Current Report

 

 

UNITED STATES

SECURITIES AND EXCHANGE COMMISSION

Washington, D.C. 20549

 

 

FORM 8-K

 

 

CURRENT REPORT

Pursuant to Section 13 or 15(d) of the

Securities Exchange Act of 1934

April 13, 2010

Date of Report (Date of earliest event reported)

 

 

Harrah’s Entertainment, Inc.

(Exact name of registrant as specified in its charter)

 

 

 

Delaware   001-10410   62-1411755
(State of Incorporation)  

(Commission

File Number)

 

(IRS Employer

Identification Number)

One Caesars Palace Drive

Las Vegas, Nevada 89109

(Address of principal executive offices) (Zip Code)

(702) 407-6000

(Registrant’s telephone number, including area code)

N/A

(Former Name or Former Address, if Changed Since Last Report)

 

 

Check the appropriate box below if the Form 8-K filing is intended to simultaneously satisfy the filing obligation of the registrant under any of the following provisions:

 

¨ Written communications pursuant to Rule 425 under the Securities Act (17 CFR 230.425)

 

¨ Soliciting material pursuant to Rule 14a-12 under the Exchange Act (17 CFR 240.14a-12)

 

¨ Pre-commencement communications pursuant to Rule 14d-2(b) under the Exchange Act (17 CFR 240.14d-2(b))

 

¨ Pre-commencement communications pursuant to Rule 13e-4(c) under the Exchange Act (17 CFR 240.13e-4(c))

 

 

 


Item 7.01 Regulation FD Disclosure

On April 13, 2010, Harrah’s Entertainment, Inc. (the “Registrant”) announced the intent of its wholly owned subsidiaries, Harrah’s Operating Escrow LLC and Harrah’s Escrow Corporation to offer, through a private placement, second priority senior secured notes due 2018, subject to market and other conditions. The press release related to the notes was attached as Exhibit 99.1, to the Registrant’s Current Report on Form 8-K, dated April 13, 2010. The offering of the notes was increased to $750,000,000 after the press release was issued.
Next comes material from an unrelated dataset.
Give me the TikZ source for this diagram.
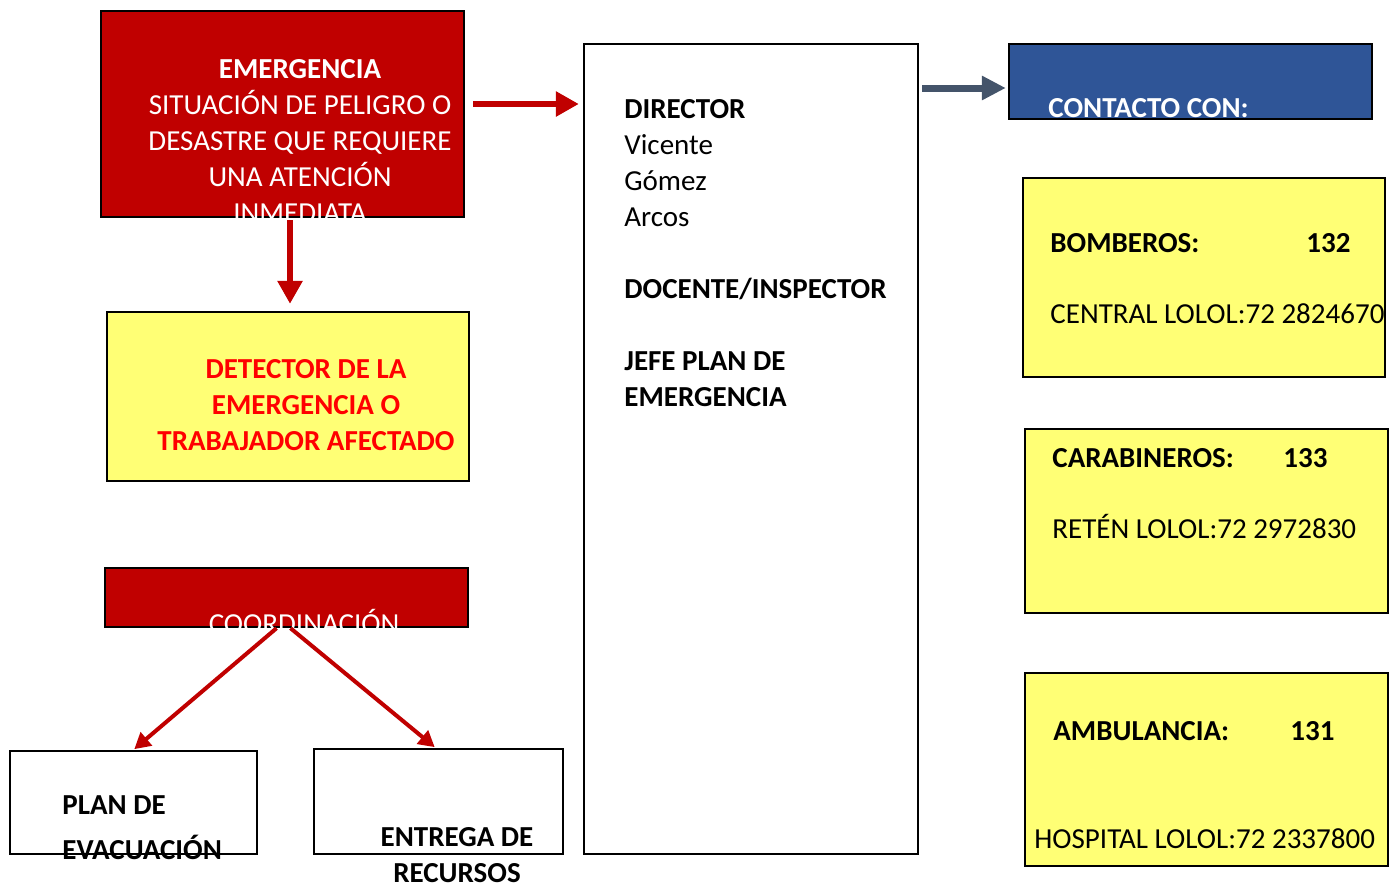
\documentclass[tikz,border=0pt]{standalone}
\usepackage{fontspec}
\setmainfont{Carlito}
\usetikzlibrary{arrows.meta,calc}

\definecolor{boxred}{HTML}{C00000}
\definecolor{boxyellow}{HTML}{FFFF75}
\definecolor{boxblue}{HTML}{2F5597}
\definecolor{arrowgrey}{HTML}{44546A}

\tikzstyle{box} = [draw=black, line width=1.2pt, rectangle, inner sep=0pt]
\tikzstyle{redbox} = [box, fill=boxred]
\tikzstyle{yellowbox} = [box, fill=boxyellow]
\tikzstyle{bluebox} = [box, fill=boxblue]
\tikzstyle{whitebox} = [box, fill=white]
\tikzstyle{txt} = [inner sep=0pt, font=\fontsize{14.5}{18}\selectfont]
\tikzstyle{boldtxt} = [txt, font=\fontsize{14.5}{18}\selectfont\bfseries]
\tikzstyle{redline} = [draw=boxred, line width=3pt, -{Triangle[length=11.5pt,width=12pt]}]
\tikzstyle{thinredline} = [draw=boxred, line width=2pt, -{Triangle[length=8pt,width=8.5pt]}]
\tikzstyle{greyline} = [draw=arrowgrey, line width=3.5pt, -{Triangle[length=12pt,width=11.5pt]}]

\begin{document}
\begin{tikzpicture}[x=0.5pt,y=-0.5pt]
		\useasboundingbox (0,0) rectangle (1392,884);
		
		%boxes
		\node[redbox, minimum width=181.5pt, minimum height=103pt] (emerg) at (282.5,114) {};
		\node[yellowbox, minimum width=181pt, minimum height=84.5pt] (detector) at (288,396.5) {};
		\node[redbox, minimum width=181.5pt, minimum height=29.5pt] (coord) at (286.5,597.5) {};
		\node[whitebox, minimum width=123.5pt, minimum height=51.5pt] (plan) at (133.5,802.5) {};
		\node[whitebox, minimum width=124.5pt, minimum height=52.5pt] (entrega) at (438.5,801.5) {};
		\node[whitebox, minimum width=167pt, minimum height=405pt] (director) at (751,449) {};
		\node[bluebox, minimum width=181.5pt, minimum height=37.5pt] (contact) at (1190.5,81.5) {};
		\node[yellowbox, minimum width=181pt, minimum height=99.5pt] (bomb) at (1204,277.5) {};
		\node[yellowbox, minimum width=181.5pt, minimum height=92pt] (carab) at (1206.5,521) {};
		\node[yellowbox, minimum width=181.5pt, minimum height=96.5pt] (ambul) at (1206.5,769.5) {};
		
		%texts
		\node[txt, text=white, anchor=north, align=center] (emergtxt) at (300,59)
			{\textbf{EMERGENCIA}\\SITUACIÓN DE PELIGRO O\\DESASTRE QUE REQUIERE\\UNA ATENCIÓN\\INMEDIATA};
		\node[boldtxt, text=red, anchor=north, align=center] (dettxt) at (306,359)
			{DETECTOR DE LA\\EMERGENCIA O\\TRABAJADOR AFECTADO};
		\node[txt, text=white, anchor=base] (coordtxt) at (304,633) {COORDINACIÓN};
		\node[boldtxt, anchor=north west, align=left] (plantxt) at (62,795)
			{PLAN DE\\[4.5pt]EVACUACIÓN};
		\node[boldtxt, anchor=north, align=center] (entrtxt) at (457,827)
			{ENTREGA DE\\RECURSOS};
		\node[txt, anchor=north west, align=left] (dirtxt) at (624,99)
			{\textbf{DIRECTOR}\\Vicente\\Gómez\\Arcos\\[18pt]\textbf{DOCENTE/INSPECTOR}\\[18pt]\textbf{JEFE PLAN DE}\\\textbf{EMERGENCIA}};
		\node[boldtxt, text=white, anchor=base west] (contxt) at (1048,117) {CONTACTO CON:};
		\node[txt, anchor=base west] (bombtxt) at (1050,252) {\makebox[128pt][l]{\textbf{BOMBEROS:}}\textbf{132}};
		\node[txt, anchor=base west] (bombtel) at (1050,323) {CENTRAL LOLOL:72 2824670};
		\node[txt, anchor=base west] (carabtxt) at (1052,467) {\makebox[115.5pt][l]{\textbf{CARABINEROS:}}\textbf{133}};
		\node[txt, anchor=base west] (carabtel) at (1052,538) {RETÉN LOLOL:72 2972830};
		\node[txt, anchor=base west] (ambtxt) at (1053,740) {\makebox[118.5pt][l]{\textbf{AMBULANCIA:}}\textbf{131}};
		\node[txt, anchor=base west] (ambtel) at (1034,848) {HOSPITAL LOLOL:72 2337800};
		
		%arrows
		\coordinate (rin) at ([yshift=5pt]emerg.east);
		\draw[redline, shorten <=4pt, shorten >=2pt] (rin) -- (rin -| director.west);
		\coordinate (din) at ([xshift=3.75pt]emerg.south);
		\draw[redline, shorten <=1pt, shorten >=3.5pt] (din) -- (din |- detector.north);
		\draw[thinredline, shorten >=0.5pt] ([xshift=-5pt]coord.south) -- (plan.north);
		\draw[thinredline, shorten >=0.5pt] ([xshift=2pt]coord.south) -- ([xshift=-1.5pt]entrega.north);
		\coordinate (cin) at ([yshift=-3.25pt]contact.west);
		\draw[greyline, shorten <=1.5pt, shorten >=1pt] (director.east |- cin) -- (cin);
		\end{tikzpicture}
\end{document}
On April 13, 2010, the Registrant priced $750,000,000 aggregate principal amount of 123/4% second priority senior secured notes due 2018 at an issue price of 99.778%, plus accrued interest, if any. The transaction is subject to a number of closing conditions.

The Registrant is disclosing under Item 7.01 of this Current Report on Form 8-K the information attached to this report as Exhibit 99.1, which information is incorporated by reference herein. This information, which has not been previously reported, is excerpted from a preliminary offering memorandum, as supplemented, that is being disseminated in connection with the notes offering described above.

The Registrant is furnishing the information in this Current Report on Form 8-K to comply with Regulation FD. Such information shall not be deemed to be “filed” for purposes of Section 18 of the Securities Exchange Act of 1934, as amended, or otherwise subject to the liabilities of that section, and shall not be deemed to be incorporated by reference into any of the Registrant’s filings under the Securities Act of 1933, as amended, or the Securities Exchange Act of 1934, as amended, whether made before or after the date hereof and regardless of any general incorporation language in such filings, except to the extent expressly set forth by specific reference in such a filing.

 

Item 9.01 Financial Statements and Exhibits.

(d) Exhibits. The following exhibits are being filed herewith, and are furnished solely for purposes of Item 7.01 of this Form 8-K:

99.1 Disclosure in connection with the distribution of the offering memorandum for $750,000,000 aggregate principal amount of 123/4% second priority senior secured notes due 2018.


SIGNATURES

Pursuant to the requirements of the Securities Exchange Act of 1934, as amended, the Registrant has duly caused this report to be signed on its behalf by the undersigned hereunto duly authorized.

 

    HARRAH’S ENTERTAINMENT, INC.
Date: April 14, 2010     By:  

/s/ MICHAEL D. COHEN

      Michael D. Cohen
     

Vice President, Associate General Counsel

and Corporate Secretary


EXHIBIT INDEX

 

Exhibit

Number

  

Document Description

99.1    Disclosure in connection with the distribution of the offering memorandum for $750,000,000 aggregate principal amount of 123/4% second priority senior secured notes due 2018.